His reference to non-Somalis follows his allegation that the Islamists are recruiting foreign Muslim fighters.

Somalia's Council of Islamic Courts has been under heavy fire since Sunday, when Ethiopia sent fighter jets across the border to help Somalia's internationally backed government push out the Islamists. Ethiopia bombed the country's two main airports and helped government forces capture several villages.

The Somali Government Tuesday called on the Islamists to surrender and promised them amnesty if they lay down their weapons and stop opposing the government, spokesman Abdirahman Dinari said from Baidoa, the seat of the government.

Ethiopian Prime Minister Meles Zenawi said his forces have completed about half their mission. "As soon as we have accomplished our mission and about half of our mission is done, and the rest shouldn't take long we'll be out," Meles said.

Sheik Sharif Sheik Ahmed, a top leader of the Islamic group, said he asked his troops to withdraw from some areas. "The war is entering a new phase," he said. "We will fight Ethiopia for a long, long time and we expect the war to go everyplace."

Ahmed declined to explain his comments in greater detail, but some Islamic leaders have threatened a guerrilla war to include suicide bombings in Ethiopia's capital, Addis Ababa.

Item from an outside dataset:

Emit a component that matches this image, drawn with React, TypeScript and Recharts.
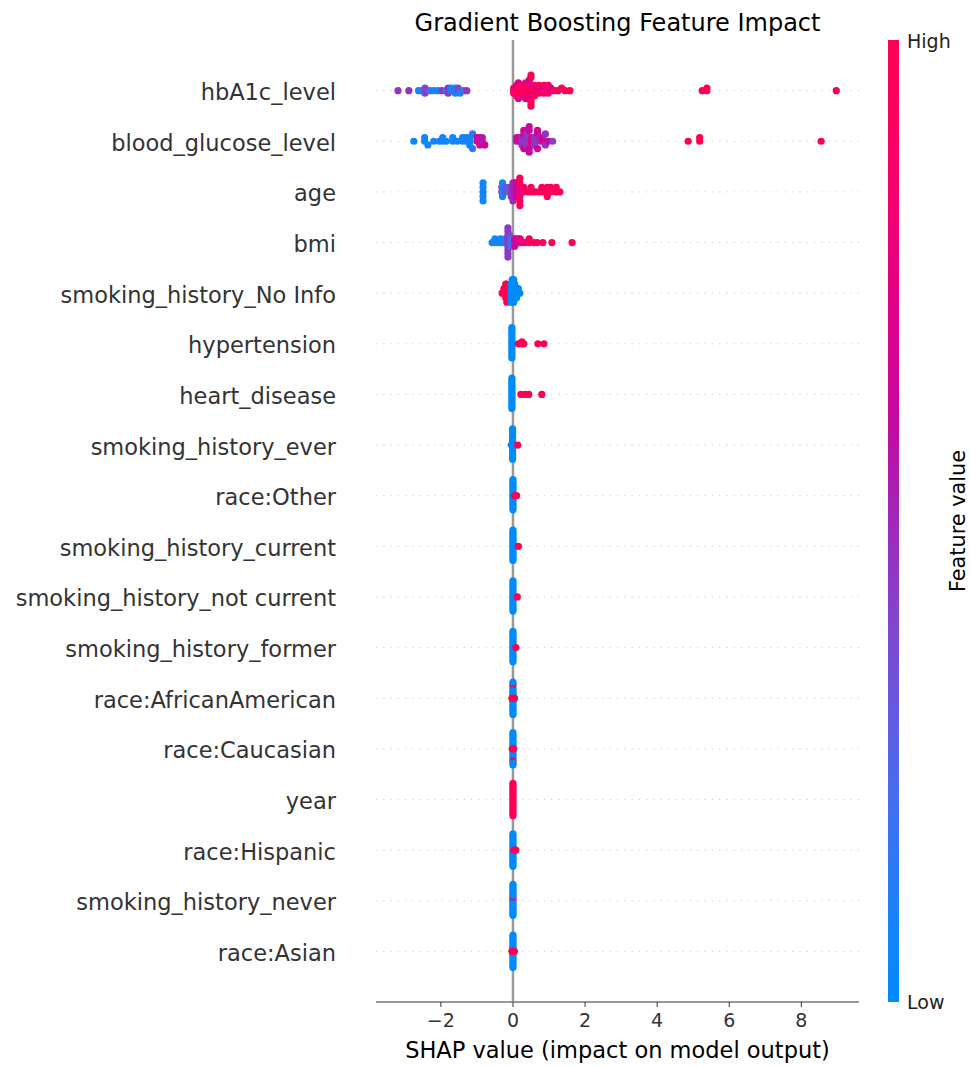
import React from 'react';
import { ScatterChart, Scatter, XAxis, YAxis } from 'recharts';

// feature names, top to bottom
const FEATURES = [
  'hbA1c_level',
  'blood_glucose_level',
  'age',
  'bmi',
  'smoking_history_No Info',
  'hypertension',
  'heart_disease',
  'smoking_history_ever',
  'race:Other',
  'smoking_history_current',
  'smoking_history_not current',
  'smoking_history_former',
  'race:AfricanAmerican',
  'race:Caucasian',
  'year',
  'race:Hispanic',
  'smoking_history_never',
  'race:Asian',
];

// [shap value, feature value 0..1, count]
type Pt = [number, number, number?];

const HBA1C: Pt[] = [
  [-3.19, 0.45], [-2.89, 0.45], [-2.62, 0.1], [-2.52, 0.05], [-2.44, 0.4, 2], [-2.3, 0.2],
  [-2.2, 0.08], [-2.08, 0.05], [-1.97, 0.45], [-1.85, 0.1], [-1.8, 0.45, 2], [-1.72, 0.05, 2],
  [-1.65, 0.3], [-1.6, 0.05, 2], [-1.52, 0.4, 2], [-1.47, 0.1], [-1.38, 0.2], [-1.28, 0.45],
  [0.02, 0.95, 3], [0.06, 0.8, 2], [0.1, 0.95, 3], [0.15, 0.7, 2], [0.2, 0.95, 3], [0.25, 0.75, 2],
  [0.3, 0.95, 4], [0.35, 0.8, 3], [0.4, 0.95, 5], [0.45, 0.65, 3], [0.5, 0.95, 5], [0.55, 0.85, 3],
  [0.6, 0.95, 2], [0.66, 0.75, 2], [0.72, 0.95, 2], [0.8, 0.7, 2], [0.86, 0.95, 2], [0.92, 0.8, 2],
  [0.98, 0.95, 2], [1.05, 0.75, 2], [1.15, 0.95], [1.25, 0.95], [1.35, 0.95], [1.45, 0.95],
  [1.58, 0.95], [5.25, 1], [5.38, 1, 2], [8.97, 1],
];

const GLUCOSE: Pt[] = [
  [-2.75, 0.05], [-2.45, 0.05, 2], [-2.36, 0.1], [-2.2, 0.05], [-2.05, 0.1], [-1.95, 0.05, 2],
  [-1.85, 0.05], [-1.67, 0.05, 2], [-1.55, 0.1], [-1.4, 0.05, 2], [-1.3, 0.1, 2], [-1.2, 0.05, 3],
  [-1.12, 0.15, 2], [-1.0, 0.6, 2], [-0.92, 0.65, 3], [-0.85, 0.55, 2], [-0.78, 0.6],
  [0.1, 0.55, 2], [0.18, 0.7, 2], [0.25, 0.45, 3], [0.3, 0.65, 3], [0.38, 0.45, 4], [0.45, 0.6, 4],
  [0.52, 0.7, 3], [0.6, 0.45, 3], [0.68, 0.65, 3], [0.75, 0.5, 2], [0.82, 0.7, 2], [0.9, 0.45, 2],
  [0.98, 0.6], [1.1, 0.42], [4.86, 1], [5.18, 1, 2], [8.55, 1],
];

const AGE: Pt[] = [
  [-0.83, 0.05, 5], [-0.31, 0.45, 2], [-0.29, 0.08, 4], [-0.2, 0.35, 2], [-0.1, 0.2, 2],
  [-0.05, 0.45, 3], [0.0, 0.5, 5], [0.05, 0.55, 4], [0.1, 0.6, 4], [0.15, 0.75, 3],
  [0.19, 0.75, 3], [0.19, 0.95, 4], [0.3, 0.9, 2], [0.4, 0.95], [0.5, 0.95, 2], [0.6, 0.9],
  [0.7, 0.95], [0.8, 0.95, 2], [0.95, 0.95, 3], [1.05, 0.95, 2], [1.2, 0.95, 2], [1.3, 0.95],
];

const BMI: Pt[] = [
  [-0.58, 0.05], [-0.5, 0.05, 2], [-0.42, 0.1], [-0.35, 0.05, 2], [-0.28, 0.1], [-0.22, 0.15, 2],
  [-0.17, 0.05, 2], [-0.14, 0.45, 9], [-0.1, 0.4, 4], [-0.05, 0.3, 3], [0.0, 0.2, 3],
  [0.05, 0.6, 3], [0.1, 0.7, 2], [0.15, 0.55, 2], [0.2, 0.8, 2], [0.28, 0.85], [0.35, 0.75],
  [0.45, 0.9, 2], [0.58, 0.95], [0.67, 0.95], [0.83, 0.95], [1.08, 0.95], [1.64, 0.95],
];

const NO_INFO: Pt[] = [
  [-0.3, 1], [-0.25, 1, 2], [-0.2, 1, 4], [-0.17, 1, 5], [-0.12, 1, 3], [-0.08, 0.9, 3],
  [-0.05, 0, 5], [-0.02, 0, 6], [0.02, 0, 6], [0.05, 0, 4], [0.1, 0, 3], [0.15, 0, 2], [0.19, 0],
];

const HYPERTENSION: Pt[] = [[-0.03, 0, 16], [0.15, 1], [0.25, 1, 2], [0.3, 1], [0.69, 1], [0.86, 1]];
const HEART: Pt[] = [[-0.03, 0, 16], [0.22, 1], [0.34, 1], [0.44, 1], [0.8, 1]];
const SMOKE_EVER: Pt[] = [[-0.05, 0], [-0.01, 0, 16], [0.13, 1]];
const RACE_OTHER: Pt[] = [[0.0, 0, 16], [0.05, 1], [0.1, 1]];
const SMOKE_CURRENT: Pt[] = [[0.0, 0, 16], [0.15, 1]];
const SMOKE_NOT_CURRENT: Pt[] = [[0.0, 0, 16], [0.12, 1]];
const SMOKE_FORMER: Pt[] = [[0.0, 0, 16], [0.08, 1]];
const RACE_AA: Pt[] = [[0.0, 0, 13], [0.0, 1], [0.0, 0, 3], [-0.03, 1], [0.04, 1]];
const RACE_CAUC: Pt[] = [[0.0, 0, 12], [0.0, 1], [0.0, 0, 4], [-0.02, 1], [0.02, 1]];
const YEAR: Pt[] = [[0.0, 0.1], [0.0, 1, 16]];
const RACE_HISP: Pt[] = [[0.0, 0, 17], [0.02, 1], [0.08, 1]];
const SMOKE_NEVER: Pt[] = [[0.0, 0], [0.0, 1], [0.0, 0], [0.0, 1], [0.0, 0, 14]];
const RACE_ASIAN: Pt[] = [[0.0, 0], [0.0, 1, 2], [0.0, 0, 14], [-0.03, 1], [0.04, 1]];

const ROWS = [
  HBA1C, GLUCOSE, AGE, BMI, NO_INFO, HYPERTENSION, HEART, SMOKE_EVER, RACE_OTHER,
  SMOKE_CURRENT, SMOKE_NOT_CURRENT, SMOKE_FORMER, RACE_AA, RACE_CAUC, YEAR, RACE_HISP,
  SMOKE_NEVER, RACE_ASIAN,
];

const X_DOMAIN = [-3.8, 9.6];
const X_TICKS = [-2, 0, 2, 4, 6, 8];

// approx. of shap's red_blue map
const CMAP: [number, number, number, number][] = [
  [0, 0, 139, 251],
  [0.1, 30, 128, 248],
  [0.2, 65, 112, 240],
  [0.3, 100, 90, 225],
  [0.4, 130, 68, 205],
  [0.5, 160, 40, 185],
  [0.6, 195, 10, 160],
  [0.7, 220, 0, 140],
  [0.8, 238, 0, 118],
  [0.9, 248, 0, 98],
  [1, 255, 0, 81],
];

function cmap(v: number) {
  for (let i = 1; i < CMAP.length; i++) {
    const [p1, r1, g1, b1] = CMAP[i];
    const [p0, r0, g0, b0] = CMAP[i - 1];
    if (v <= p1) {
      const t = (v - p0) / (p1 - p0);
      const m = (a: number, b: number) => Math.round(a + (b - a) * t);
      return `rgb(${m(r0, r1)},${m(g0, g1)},${m(b0, b1)})`;
    }
  }
  return 'rgb(255,0,81)';
}

// same binning/stacking as shap's beeswarm
function swarm(vals: number[]) {
  const nbins = 100;
  const mn = Math.min(...vals);
  const mx = Math.max(...vals);
  const q = vals.map(v => Math.round((nbins * (v - mn)) / (mx - mn + 1e-8)));
  const order = vals.map((_, i) => i).sort((a, b) => q[a] - q[b] || a - b);
  const ys = new Array(vals.length).fill(0);
  let layer = 0;
  let last = -1;
  for (const i of order) {
    if (q[i] !== last) layer = 0;
    ys[i] = Math.ceil(layer / 2) * ((layer % 2) * 2 - 1);
    layer++;
    last = q[i];
  }
  const m = Math.max(...ys.map(y => y + 1));
  return ys.map(y => y * 0.9 * (0.4 / m));
}

const N = FEATURES.length;

const points = ROWS.flatMap((groups, r) => {
  const pts = groups.flatMap(([x, v, n = 1]) => Array.from({ length: n }, () => ({ x, v })));
  const ys = swarm(pts.map(p => p.x));
  const pos = N - 1 - r;
  return pts.map((p, i) => ({ x: p.x, y: pos + ys[i], fill: cmap(p.v) }));
});

const zeroLine = [{ x: 0, y: -1 }, { x: 0, y: N }];
const rowLines = FEATURES.map((_, i) => [{ x: X_DOMAIN[0], y: i }, { x: X_DOMAIN[1], y: i }]);

const FONT = '"DejaVu Sans", sans-serif';

const YTick = (props: any) => (
  <text x={336} y={props.y} dy={9.5} textAnchor="end" fontSize={22.5} fill="#333333" fontFamily={FONT}>
    {FEATURES[N - 1 - props.payload.value]}
  </text>
);

const XTick = (props: any) => (
  <text x={props.x} y={1027} textAnchor="middle" fontSize={19} fill="#333333" fontFamily={FONT}>
    {String(props.payload.value).replace('-', '\u2212')}
  </text>
);

const Dot = (props: any) => <circle cx={props.cx} cy={props.cy} r={3.6} fill={props.payload.fill} />;

export default function App() {
  return (
    <div style={{ position: 'absolute', left: 0, top: 0, width: 971, height: 1067, background: '#fff' }}>
      <ScatterChart width={971} height={1067} margin={{ top: 40, right: 112, bottom: 35, left: 10 }}>
        <XAxis
          type="number"
          dataKey="x"
          domain={X_DOMAIN}
          ticks={X_TICKS}
          allowDataOverflow
          height={30}
          tickSize={5}
          stroke="#333333"
          tick={<XTick />}
        />
        <YAxis
          type="number"
          dataKey="y"
          domain={[-1, N]}
          ticks={FEATURES.map((_, i) => i)}
          width={366}
          axisLine={false}
          tickLine={false}
          tick={<YTick />}
        />
        {rowLines.map((d, i) => (
          <Scatter
            key={i}
            data={d}
            line={{ stroke: '#cccccc', strokeWidth: 1, strokeDasharray: '1.2 6.1' }}
            shape={() => <g />}
            isAnimationActive={false}
          />
        ))}
        <Scatter
          data={zeroLine}
          line={{ stroke: '#999999', strokeWidth: 2.5 }}
          shape={() => <g />}
          isAnimationActive={false}
        />
        <Scatter data={points} shape={<Dot />} isAnimationActive={false} />
      </ScatterChart>
      <svg width={971} height={1067} style={{ position: 'absolute', left: 0, top: 0, pointerEvents: 'none' }}>
        <defs>
          <linearGradient id="cb" x1="0" y1="1" x2="0" y2="0">
            {CMAP.map(([p, r, g, b]) => (
              <stop key={p} offset={p} stopColor={`rgb(${r},${g},${b})`} />
            ))}
          </linearGradient>
        </defs>
        <rect x={888} y={40} width={11} height={962} fill="url(#cb)" />
        <text x={617.5} y={31} textAnchor="middle" fontSize={24} fill="#000" fontFamily={FONT}>
          Gradient Boosting Feature Impact
        </text>
        <text x={617.5} y={1058} textAnchor="middle" fontSize={22.5} fill="#000" fontFamily={FONT}>
          SHAP value (impact on model output)
        </text>
        <text x={907} y={47.5} fontSize={19} fill="#222" fontFamily={FONT}>High</text>
        <text x={907} y={1009} fontSize={19} fill="#222" fontFamily={FONT}>Low</text>
        <text
          x={965}
          y={521}
          textAnchor="middle"
          fontSize={20.8}
          fill="#000"
          fontFamily={FONT}
          transform="rotate(-90 965 521)"
        >
          Feature value
        </text>
      </svg>
    </div>
  );
}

Skirmishes were continuing despite the retreat; a witness in Bur Haqaba said he heard explosions nearby after two Ethiopian jets flew overhead.

"I saw two helicopters, I heard the sounds of bombs at Lego village," said Mohamed Abdulle Siidi by telephone. The village is about 15 kilometers from Lego. The account could not be immediately confirmed.

Ismael Mohamoud Hurreh, a member of Somalia's transitional national government, said Tuesday that "the story of the Islamic courts is coming to an end" and that the government will eventually take the capital, Mogadishu. He declined to give a timetable, however.